Minister of Colonies
- In office 1924–1925
- Preceded by: Álvaro Bulhão Pato
- Succeeded by: Henrique Paço d'Arcos

Personal details
- Born: 6 September 1883 Fogo, Cape Verde
- Died: July 29, 1928 (aged 44) Praia, Cape Verde

= Carlos de Vasconcelos =

Portuguese politician and journalist

Carlos de Vasconcelos (6 September 1883 – 28 July 1928) was a Portuguese politician and journalist, born in Colonial Cape Verde.

== Career ==
Vasconcelos was a Minister of Portuguese Colonies under the José Domingues do Santos government from 22 November 1924 to 15 February 1925.

He was an alumni at the Escola de Guerra (War School) in Lisbon and worked at the customs house for the province of Cape Verde on June 2, 1905 in Fogo. A Republican person since he was a student, he supported the Proclamation of the Portuguese Republic as the Evolutionist Party member.

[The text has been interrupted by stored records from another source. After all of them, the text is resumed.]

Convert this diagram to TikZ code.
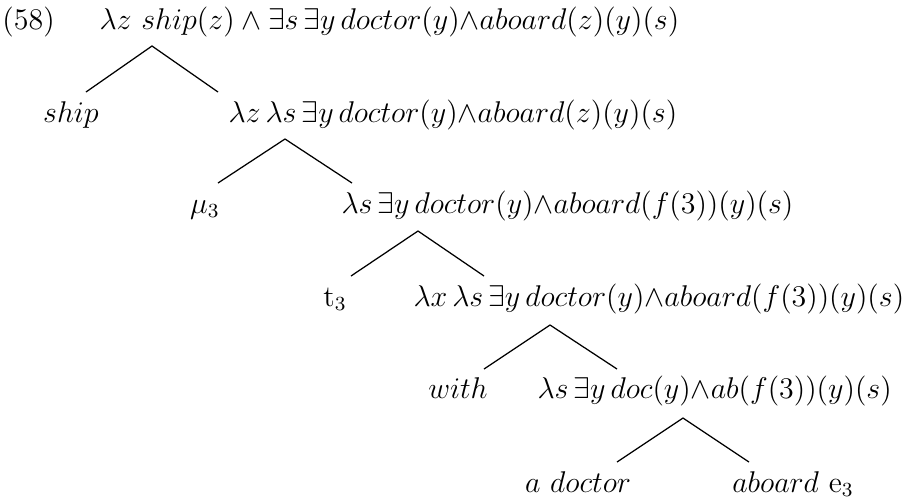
\documentclass[tikz,border=0pt]{standalone}
\usepackage{amsmath, amssymb}
\usepackage{tikz}
\usetikzlibrary{positioning}

\begin{document}
\begin{tikzpicture}[
        x=0.4pt, y=-0.4pt,
        every node/.style={font=\fontsize{12}{14.5}\selectfont},
        lbl/.style={inner sep=0pt, anchor=base west},
        leaf/.style={inner sep=0pt, anchor=base},
        branch/.style={line width=0.5pt}
    ]
    \useasboundingbox (0,0) rectangle (905,502);

    % Root
    \node[lbl] (num) at (2,29) {(58)};
    \node[lbl] (n0) at (99,29) {$\lambda z\ ship(z) \wedge \exists s\,\exists y\, doctor(y){\wedge}aboard(z)(y)(s)$};
    \coordinate (a0) at (152,46);
    \coordinate (l0) at (86,92);
    \coordinate (r0) at (218,92);
    \draw[branch] (l0) -- (a0) -- (r0);

    % Level 1
    \node[leaf] (ship) at (71,122) {$ship$};
    \node[lbl] (n1) at (228,122) {$\lambda z\,\lambda s\,\exists y\, doctor(y){\wedge}aboard(z)(y)(s)$};
    \coordinate (a1) at (285,139);
    \coordinate (l1) at (218,183);
    \coordinate (r1) at (352,183);
    \draw[branch] (l1) -- (a1) -- (r1);

    % Level 2
    \node[leaf] (mu) at (205,213) {$\mu_3$};
    \node[lbl] (n2) at (341,213) {$\lambda s\,\exists y\, doctor(y){\wedge}aboard(f(3))(y)(s)$};
    \coordinate (a2) at (418,231);
    \coordinate (l2) at (351,276);
    \coordinate (r2) at (484,276);
    \draw[branch] (l2) -- (a2) -- (r2);

    % Level 3
    \node[leaf] (trace) at (335,306) {$\mathrm{t}_3$};
    \node[lbl] (n3) at (413,306) {$\lambda x\,\lambda s\,\exists y\, doctor(y){\wedge}aboard(f(3))(y)(s)$};
    \coordinate (a3) at (550,325);
    \coordinate (l3) at (484,369);
    \coordinate (r3) at (617,369);
    \draw[branch] (l3) -- (a3) -- (r3);

    % Level 4
    \node[leaf] (with) at (458,398) {$with$};
    \node[lbl] (n4) at (537,398) {$\lambda s\,\exists y\, doc(y){\wedge}ab(f(3))(y)(s)$};
    \coordinate (a4) at (683,418);
    \coordinate (l4) at (617,462);
    \coordinate (r4) at (749,462);
    \draw[branch] (l4) -- (a4) -- (r4);

    % Level 5
    \node[leaf] (doc) at (578,492) {$a\ doctor$};
    \node[leaf] (aboard) at (793,492) {$aboard\ \mathrm{e}_3$};

    \end{tikzpicture}
\end{document}
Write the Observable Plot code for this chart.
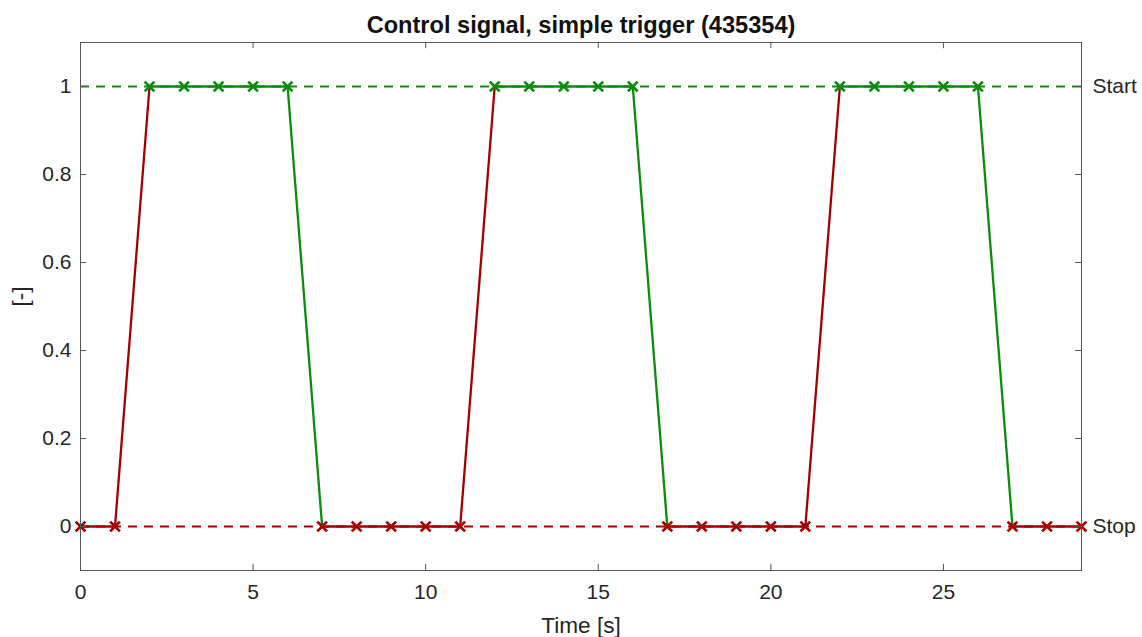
<!DOCTYPE html>
<html><head><meta charset="utf-8">
<script src="https://cdn.jsdelivr.net/npm/d3@7"></script>
<script src="https://cdn.jsdelivr.net/npm/@observablehq/plot@0.6"></script>
<style>body{margin:0;background:#fff;}</style>
</head><body><div id="chart"></div>
<script>
const time   = [0,1,2,3,4,5,6,7,8,9,10,11,12,13,14,15,16,17,18,19,20,21,22,23,24,25,26,27,28,29];
const signal = [0,0,1,1,1,1,1,0,0,0,0,0,1,1,1,1,1,0,0,0,0,0,1,1,1,1,1,0,0,0];
const stateLevels = [1, 0];
const stateNames = ["Start", "Stop"];
const xTicks = [0,5,10,15,20,25];
const yTicks = [0,0.2,0.4,0.6,0.8,1];
const titleText = "Control signal, simple trigger (435354)";
const xLabel = "Time [s]";
const yLabel = "[-]";

const GREEN = "#0c8c0c", RED = "#a30000", AX = "#555555";
const colorOf = v => v >= 0.5 ? GREEN : RED;
const xDom = [0, 29], yDom = [-0.1, 1.1];

const pts = time.map((t, i) => ({t, v: signal[i]}));
const segs = time.slice(1).map((t, i) => ({x1: time[i], y1: signal[i], x2: t, y2: signal[i + 1], s: signal[i]}));
const levels = stateLevels.map((v, i) => ({v, name: stateNames[i]}));

const ty = 0.17; // tick length in x units

const plot = Plot.plot({
  width: 1142, height: 637,
  marginLeft: 80, marginRight: 61, marginTop: 42, marginBottom: 67,
  x: {domain: xDom},
  y: {domain: yDom},
  style: {fontFamily: "Liberation Sans, Arial, sans-serif", fontSize: "21px", color: "#262626", background: "#fff"},
  marks: [
    Plot.ruleY(levels, {y: "v", x1: xDom[0], x2: xDom[1], stroke: d => colorOf(d.v), strokeWidth: 2, strokeDasharray: "9,7"}),
    Plot.link(segs, {x1: "x1", y1: "y1", x2: "x2", y2: "y2", stroke: d => colorOf(d.s), strokeWidth: 2.3}),
    Plot.dot(pts, {x: "t", y: "v", symbol: "times", r: 4.5, stroke: d => colorOf(d.v), strokeWidth: 2.8}),
    Plot.frame({stroke: AX, strokeWidth: 1}),
    Plot.ruleX(xTicks, {x: d => d, y1: yDom[0], y2: yDom[0] + 0.014, stroke: AX}),
    Plot.ruleX(xTicks, {x: d => d, y1: yDom[1], y2: yDom[1] - 0.014, stroke: AX}),
    Plot.ruleY(yTicks, {y: d => d, x1: xDom[0], x2: xDom[0] + ty, stroke: AX}),
    Plot.ruleY(yTicks, {y: d => d, x1: xDom[1], x2: xDom[1] - ty, stroke: AX}),
    Plot.axisX({ticks: xTicks, tickSize: 0, tickPadding: 14, fontSize: 21, tickFormat: d => String(d), label: null}),
    Plot.axisY({ticks: yTicks, tickSize: 0, tickPadding: 9, fontSize: 21, tickFormat: d => String(d), label: null}),
    Plot.text(levels, {x: xDom[1], y: "v", text: "name", dx: 11, textAnchor: "start", fontSize: 21, fill: "#262626"}),
    Plot.text([titleText], {frameAnchor: "top", lineAnchor: "middle", dy: -17, fontSize: 23.6, fontWeight: "bold", fill: "#111"}),
    Plot.text([xLabel], {frameAnchor: "bottom", lineAnchor: "middle", dy: 55, fontSize: 22.6, fill: "#262626"}),
    Plot.text([yLabel], {frameAnchor: "left", lineAnchor: "middle", dx: -60, rotate: -90, fontSize: 22.6, fill: "#262626"})
  ]
});
document.getElementById("chart").appendChild(plot);
</script>
</body></html>
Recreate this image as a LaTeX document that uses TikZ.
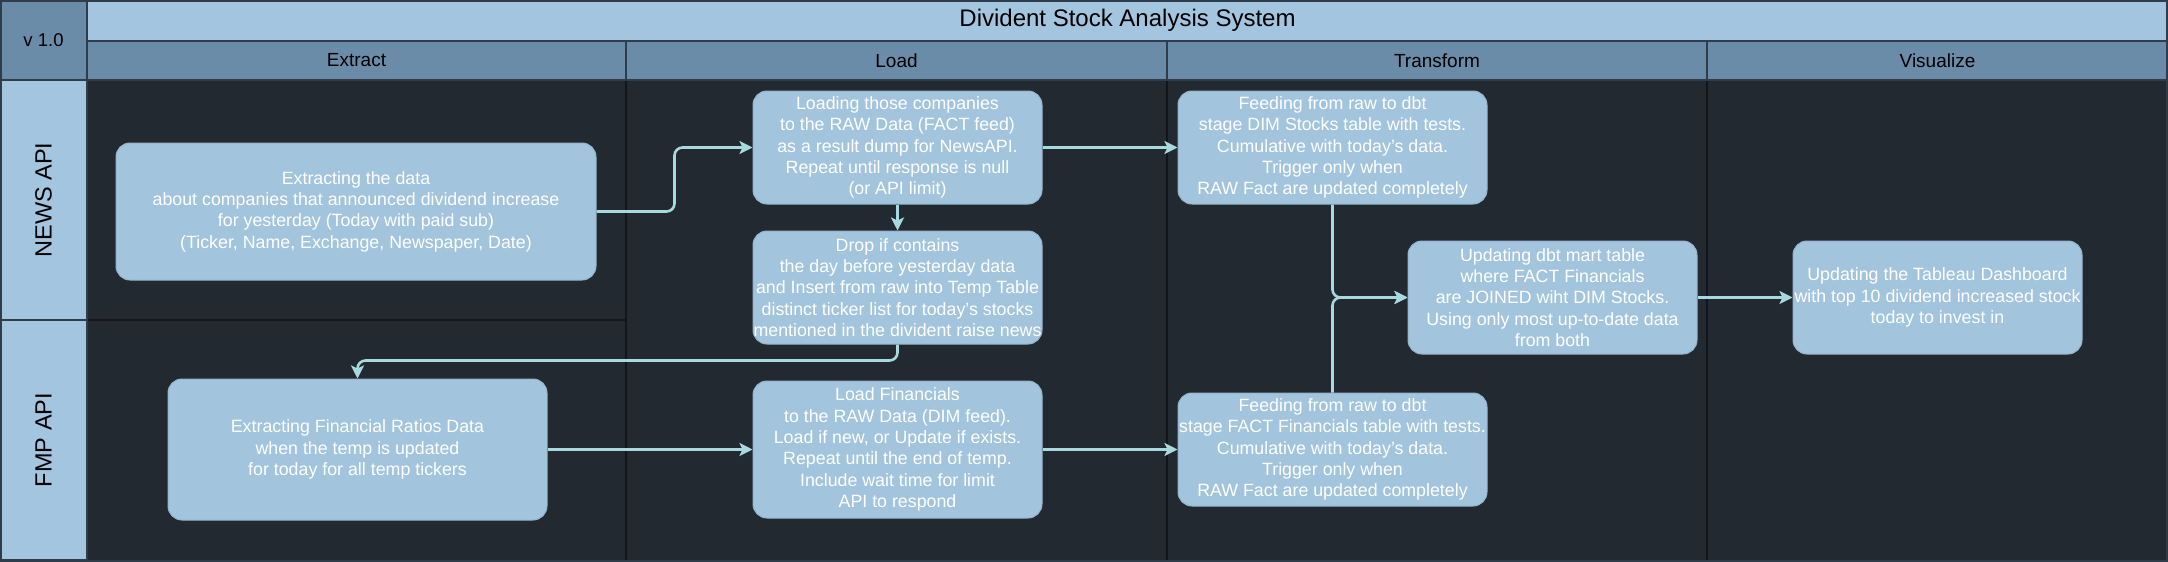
\documentclass[tikz,border=0pt]{standalone}
\usepackage{fontspec}
\setmainfont{Liberation Sans}
\usetikzlibrary{arrows.meta}
\definecolor{bgdark}{HTML}{232931}
\definecolor{hdrblue}{HTML}{6A8CA8}
\definecolor{liteblue}{HTML}{A4C5DF}
\definecolor{edgecol}{HTML}{2F3C4A}
\definecolor{sepcol}{HTML}{12161A}
\definecolor{conncol}{HTML}{A8D9DF}
\definecolor{boxfill}{HTML}{A3C4DD}
\definecolor{boxline}{HTML}{93B4CE}
\tikzset{
  cell/.style={draw=edgecol, line width=2pt, inner sep=0pt, text=black},
  procbox/.style={draw=boxline, line width=1pt, fill=boxfill, rounded corners=14pt, inner sep=0pt},
  boxtext/.style={inner sep=0pt, align=center, text=white, font=\fontsize{17.8}{21.3}\selectfont},
  conn/.style={draw=conncol, line width=2.6pt, rounded corners=8pt, -{Stealth[length=13pt,width=13pt,inset=3pt]}},
  colsep/.style={draw=sepcol, line width=2pt}
}
\begin{document}
\begin{tikzpicture}[x=1pt,y=-1pt]
\useasboundingbox (0,0) rectangle (2168,562);
% dark background
\fill[bgdark] (0,0) rectangle (2168,562);
% top-left version cell
\node[cell, fill=hdrblue, minimum width=87pt, minimum height=80pt, font=\fontsize{18.5}{22}\selectfont] (ver) at (43.5,40) {v 1.0};
% title bar
\node[cell, fill=liteblue, minimum width=2081pt, minimum height=41pt, font=\fontsize{24}{28}\selectfont] (title) at (1127.5,20.5) {Divident Stock Analysis System};
% column headers
\node[cell, fill=hdrblue, minimum width=539pt, minimum height=39pt, font=\fontsize{19}{23}\selectfont] (hE) at (356.5,60.5) {Extract};
\node[cell, fill=hdrblue, minimum width=541pt, minimum height=39pt, font=\fontsize{19}{23}\selectfont] (hL) at (896.5,60.5) {Load};
\node[cell, fill=hdrblue, minimum width=540pt, minimum height=39pt, font=\fontsize{19}{23}\selectfont] (hT) at (1437,60.5) {Transform};
\node[cell, fill=hdrblue, minimum width=461pt, minimum height=39pt, font=\fontsize{19}{23}\selectfont] (hV) at (1937.5,60.5) {Visualize};
% lane labels
\node[cell, fill=liteblue, minimum width=87pt, minimum height=240pt] (laneN) at (43.5,200) {};
\node[rotate=90, inner sep=0pt, font=\fontsize{23.5}{28}\selectfont] at (laneN) {NEWS API};
\node[cell, fill=liteblue, minimum width=87pt, minimum height=240pt] (laneF) at (43.5,440) {};
\node[rotate=90, inner sep=0pt, font=\fontsize{23.5}{28}\selectfont] at (laneF) {FMP API};
% separators in the dark area
\draw[colsep] (626,81) -- (626,561);
\draw[colsep] (1167,81) -- (1167,561);
\draw[colsep] (1707,81) -- (1707,561);
\draw[colsep] (88,320) -- (626,320);
\draw[colsep] (88,561) -- (2167,561);
\draw[edgecol, line width=2pt] (1,1) rectangle (2167,561);
% process boxes
\node[procbox, minimum width=480pt, minimum height=137pt] (n1) at (356,211.5) {};
\node[boxtext] at (n1) {Extracting the data\\about companies that announced dividend increase\\for yesterday (Today with paid sub)\\(Ticker, Name, Exchange, Newspaper, Date)};
\node[procbox, minimum width=289pt, minimum height=113pt] (l1) at (897.5,147.5) {};
\node[boxtext] at (l1) {Loading those companies\\to the RAW Data (FACT feed)\\as a result dump for NewsAPI.\\Repeat until response is null\\(or API limit)};
\node[procbox, minimum width=289pt, minimum height=113pt] (l2) at (897.5,287.5) {};
\node[boxtext] at (l2) {Drop if contains\\the day before yesterday data\\and Insert from raw into Temp Table\\distinct ticker list for today's stocks\\mentioned in the divident raise news};
\node[procbox, minimum width=309pt, minimum height=113pt] (t1) at (1332.5,147.5) {};
\node[boxtext] at (t1) {Feeding from raw to dbt\\stage DIM Stocks table with tests.\\Cumulative with today's data.\\Trigger only when\\RAW Fact are updated completely};
\node[procbox, minimum width=289pt, minimum height=113pt] (mart) at (1552.5,297.5) {};
\node[boxtext] at (mart) {Updating dbt mart table\\where FACT Financials\\are JOINED wiht DIM Stocks.\\Using only most up-to-date data\\from both};
\node[procbox, minimum width=289pt, minimum height=113pt] (viz) at (1937.5,297.5) {};
\node[boxtext] at (viz) {Updating the Tableau Dashboard\\with top 10 dividend increased stock\\today to invest in};
\node[procbox, minimum width=379pt, minimum height=141pt] (f1) at (357.5,449.5) {};
\node[boxtext] at (f1) {Extracting Financial Ratios Data\\when the temp is updated\\for today for all temp tickers};
\node[procbox, minimum width=289pt, minimum height=137pt] (l3) at (897.5,449.5) {};
\node[boxtext] at (l3) {Load Financials\\to the RAW Data (DIM feed).\\Load if new, or Update if exists.\\Repeat until the end of temp.\\Include wait time for limit\\API to respond};
\node[procbox, minimum width=309pt, minimum height=113pt] (t2) at (1332.5,449.5) {};
\node[boxtext] at (t2) {Feeding from raw to dbt\\stage FACT Financials table with tests.\\Cumulative with today's data.\\Trigger only when\\RAW Fact are updated completely};
% connectors
\draw[conn] (n1.east) -- ++(78,0) |- (l1.west);
\draw[conn] (l1.east) -- (t1.west);
\draw[conn] (l1.south) -- (l2.north);
\draw[conn] (l2.south) -- ++(0,16) -| (f1.north);
\draw[conn] (f1.east) -- (l3.west);
\draw[conn] (l3.east) -- (t2.west);
\draw[conn] (t1.south) |- (mart.west);
\draw[conn] (t2.north) |- (mart.west);
\draw[conn] (mart.east) -- (viz.west);
\end{tikzpicture}
\end{document}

He was elected and on January 2, 1944, became the president of the Municipality of Fogo Island. He was later deputy of Cape Verde in 1922 and was considered one of the greatest orators of the Portuguese Parliament.

He was the founder of the journal A Acção: Orgão do Partido Republicano e defensor dos interesses da Província de Cabo Verde [The Action: Organizing the Republican Party and Defending the Interests in the Province of Cape Verde] (1921–22), he took part in Cape Verdean journals including A Voz de Cabo Verde (Voice of Cape Verde), O Progresso (The Progress) in which he was a drafter, O Futuro de Cabo Verde (The Future of Cape Verde) with the director José do Sacramento Monteiro, his nephew. He took part in writing continental newspapers including República and Popular e Gazeta das Colónias. He had taken part in a collaboration under his authority in the review Contemporânea [Contemporary] (1915–26).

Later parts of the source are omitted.